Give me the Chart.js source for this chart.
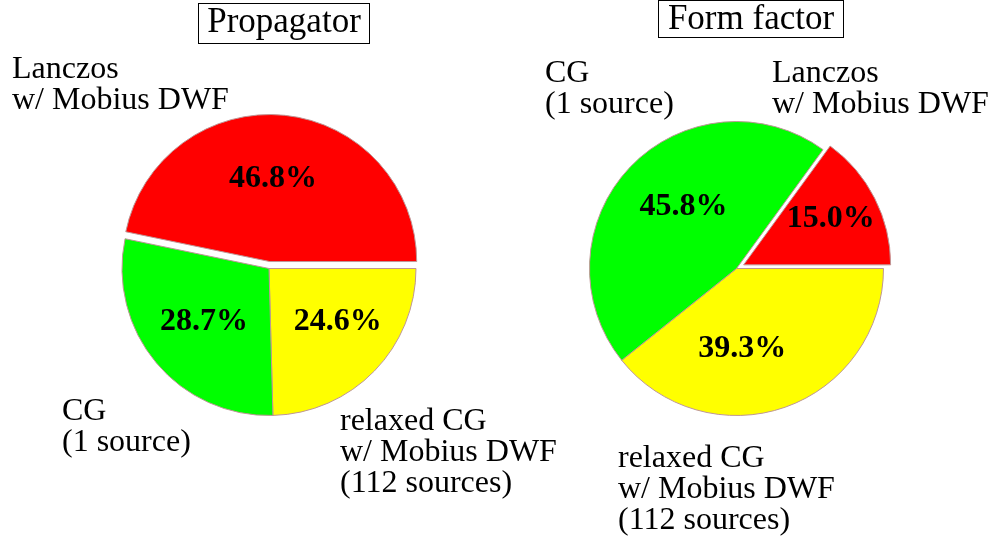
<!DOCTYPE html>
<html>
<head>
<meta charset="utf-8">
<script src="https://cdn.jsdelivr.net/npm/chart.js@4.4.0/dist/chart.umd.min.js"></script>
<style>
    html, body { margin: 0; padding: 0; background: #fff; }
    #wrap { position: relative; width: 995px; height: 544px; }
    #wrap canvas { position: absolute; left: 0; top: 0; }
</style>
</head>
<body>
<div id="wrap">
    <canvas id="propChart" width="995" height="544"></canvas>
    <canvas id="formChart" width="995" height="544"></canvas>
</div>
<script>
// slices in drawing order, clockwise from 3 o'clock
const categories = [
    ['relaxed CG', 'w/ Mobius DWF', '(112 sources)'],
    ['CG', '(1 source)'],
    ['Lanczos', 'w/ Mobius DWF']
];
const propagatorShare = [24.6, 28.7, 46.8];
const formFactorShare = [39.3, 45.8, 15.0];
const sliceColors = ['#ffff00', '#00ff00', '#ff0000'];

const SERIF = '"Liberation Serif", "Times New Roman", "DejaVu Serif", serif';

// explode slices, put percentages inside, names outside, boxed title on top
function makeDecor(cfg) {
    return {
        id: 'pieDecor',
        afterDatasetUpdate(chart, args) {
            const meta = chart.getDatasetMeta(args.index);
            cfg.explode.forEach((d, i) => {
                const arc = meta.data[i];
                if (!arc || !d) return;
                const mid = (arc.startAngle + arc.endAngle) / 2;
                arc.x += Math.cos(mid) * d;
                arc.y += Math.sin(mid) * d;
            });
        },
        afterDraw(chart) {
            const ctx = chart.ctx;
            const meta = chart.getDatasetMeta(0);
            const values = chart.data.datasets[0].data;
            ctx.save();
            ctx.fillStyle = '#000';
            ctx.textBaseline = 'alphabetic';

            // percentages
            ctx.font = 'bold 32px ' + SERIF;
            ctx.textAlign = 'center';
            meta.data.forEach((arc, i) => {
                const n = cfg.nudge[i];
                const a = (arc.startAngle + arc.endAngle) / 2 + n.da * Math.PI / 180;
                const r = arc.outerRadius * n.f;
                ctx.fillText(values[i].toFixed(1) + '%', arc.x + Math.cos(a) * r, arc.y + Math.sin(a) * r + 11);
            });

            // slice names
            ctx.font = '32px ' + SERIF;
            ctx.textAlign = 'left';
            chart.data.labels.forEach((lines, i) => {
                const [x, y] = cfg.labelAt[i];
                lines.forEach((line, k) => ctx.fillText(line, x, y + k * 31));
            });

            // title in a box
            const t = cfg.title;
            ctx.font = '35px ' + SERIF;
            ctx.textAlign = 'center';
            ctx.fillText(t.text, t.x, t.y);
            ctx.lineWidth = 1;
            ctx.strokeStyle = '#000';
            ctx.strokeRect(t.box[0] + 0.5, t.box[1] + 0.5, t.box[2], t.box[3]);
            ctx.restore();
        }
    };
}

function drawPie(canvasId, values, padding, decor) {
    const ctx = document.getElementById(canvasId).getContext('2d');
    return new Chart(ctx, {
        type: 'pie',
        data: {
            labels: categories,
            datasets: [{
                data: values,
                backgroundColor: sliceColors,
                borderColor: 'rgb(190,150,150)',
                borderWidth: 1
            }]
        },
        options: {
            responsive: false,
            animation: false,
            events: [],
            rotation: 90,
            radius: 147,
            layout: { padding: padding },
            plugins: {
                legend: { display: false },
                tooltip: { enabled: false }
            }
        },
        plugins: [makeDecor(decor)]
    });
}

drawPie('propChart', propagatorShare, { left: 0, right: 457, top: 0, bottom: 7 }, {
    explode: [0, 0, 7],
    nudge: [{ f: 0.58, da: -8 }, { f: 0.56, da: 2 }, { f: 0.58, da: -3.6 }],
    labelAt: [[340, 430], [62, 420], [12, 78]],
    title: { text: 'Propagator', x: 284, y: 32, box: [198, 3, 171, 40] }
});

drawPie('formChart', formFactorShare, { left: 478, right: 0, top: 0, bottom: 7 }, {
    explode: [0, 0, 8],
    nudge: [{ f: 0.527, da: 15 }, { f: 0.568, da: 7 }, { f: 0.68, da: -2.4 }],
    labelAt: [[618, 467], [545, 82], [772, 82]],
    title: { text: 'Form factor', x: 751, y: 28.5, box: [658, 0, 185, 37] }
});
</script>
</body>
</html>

• • •

Pictures are excluded; output everything else in the data verbatim.

### Response to the exercise:
Give me the Chart.js source for this chart.
<!DOCTYPE html>
<html>
<head>
<meta charset="utf-8">
<script src="https://cdn.jsdelivr.net/npm/chart.js@4.4.0/dist/chart.umd.min.js"></script>
<style>
    html, body { margin: 0; padding: 0; background: #fff; }
    #wrap { position: relative; width: 995px; height: 544px; }
    #wrap canvas { position: absolute; left: 0; top: 0; }
</style>
</head>
<body>
<div id="wrap">
    <canvas id="propChart" width="995" height="544"></canvas>
    <canvas id="formChart" width="995" height="544"></canvas>
</div>
<script>
// slices in drawing order, clockwise from 3 o'clock
const categories = [
    ['relaxed CG', 'w/ Mobius DWF', '(112 sources)'],
    ['CG', '(1 source)'],
    ['Lanczos', 'w/ Mobius DWF']
];
const propagatorShare = [24.6, 28.7, 46.8];
const formFactorShare = [39.3, 45.8, 15.0];
const sliceColors = ['#ffff00', '#00ff00', '#ff0000'];

const SERIF = '"Liberation Serif", "Times New Roman", "DejaVu Serif", serif';

// explode slices, put percentages inside, names outside, boxed title on top
function makeDecor(cfg) {
    return {
        id: 'pieDecor',
        afterDatasetUpdate(chart, args) {
            const meta = chart.getDatasetMeta(args.index);
            cfg.explode.forEach((d, i) => {
                const arc = meta.data[i];
                if (!arc || !d) return;
                const mid = (arc.startAngle + arc.endAngle) / 2;
                arc.x += Math.cos(mid) * d;
                arc.y += Math.sin(mid) * d;
            });
        },
        afterDraw(chart) {
            const ctx = chart.ctx;
            const meta = chart.getDatasetMeta(0);
            const values = chart.data.datasets[0].data;
            ctx.save();
            ctx.fillStyle = '#000';
            ctx.textBaseline = 'alphabetic';

            // percentages
            ctx.font = 'bold 32px ' + SERIF;
            ctx.textAlign = 'center';
            meta.data.forEach((arc, i) => {
                const n = cfg.nudge[i];
                const a = (arc.startAngle + arc.endAngle) / 2 + n.da * Math.PI / 180;
                const r = arc.outerRadius * n.f;
                ctx.fillText(values[i].toFixed(1) + '%', arc.x + Math.cos(a) * r, arc.y + Math.sin(a) * r + 11);
            });

            // slice names
            ctx.font = '32px ' + SERIF;
            ctx.textAlign = 'left';
            chart.data.labels.forEach((lines, i) => {
                const [x, y] = cfg.labelAt[i];
                lines.forEach((line, k) => ctx.fillText(line, x, y + k * 31));
            });

            // title in a box
            const t = cfg.title;
            ctx.font = '35px ' + SERIF;
            ctx.textAlign = 'center';
            ctx.fillText(t.text, t.x, t.y);
            ctx.lineWidth = 1;
            ctx.strokeStyle = '#000';
            ctx.strokeRect(t.box[0] + 0.5, t.box[1] + 0.5, t.box[2], t.box[3]);
            ctx.restore();
        }
    };
}

function drawPie(canvasId, values, padding, decor) {
    const ctx = document.getElementById(canvasId).getContext('2d');
    return new Chart(ctx, {
        type: 'pie',
        data: {
            labels: categories,
            datasets: [{
                data: values,
                backgroundColor: sliceColors,
                borderColor: 'rgb(190,150,150)',
                borderWidth: 1
            }]
        },
        options: {
            responsive: false,
            animation: false,
            events: [],
            rotation: 90,
            radius: 147,
            layout: { padding: padding },
            plugins: {
                legend: { display: false },
                tooltip: { enabled: false }
            }
        },
        plugins: [makeDecor(decor)]
    });
}

drawPie('propChart', propagatorShare, { left: 0, right: 457, top: 0, bottom: 7 }, {
    explode: [0, 0, 7],
    nudge: [{ f: 0.58, da: -8 }, { f: 0.56, da: 2 }, { f: 0.58, da: -3.6 }],
    labelAt: [[340, 430], [62, 420], [12, 78]],
    title: { text: 'Propagator', x: 284, y: 32, box: [198, 3, 171, 40] }
});

drawPie('formChart', formFactorShare, { left: 478, right: 0, top: 0, bottom: 7 }, {
    explode: [0, 0, 8],
    nudge: [{ f: 0.527, da: 15 }, { f: 0.568, da: 7 }, { f: 0.68, da: -2.4 }],
    labelAt: [[618, 467], [545, 82], [772, 82]],
    title: { text: 'Form factor', x: 751, y: 28.5, box: [658, 0, 185, 37] }
});
</script>
</body>
</html>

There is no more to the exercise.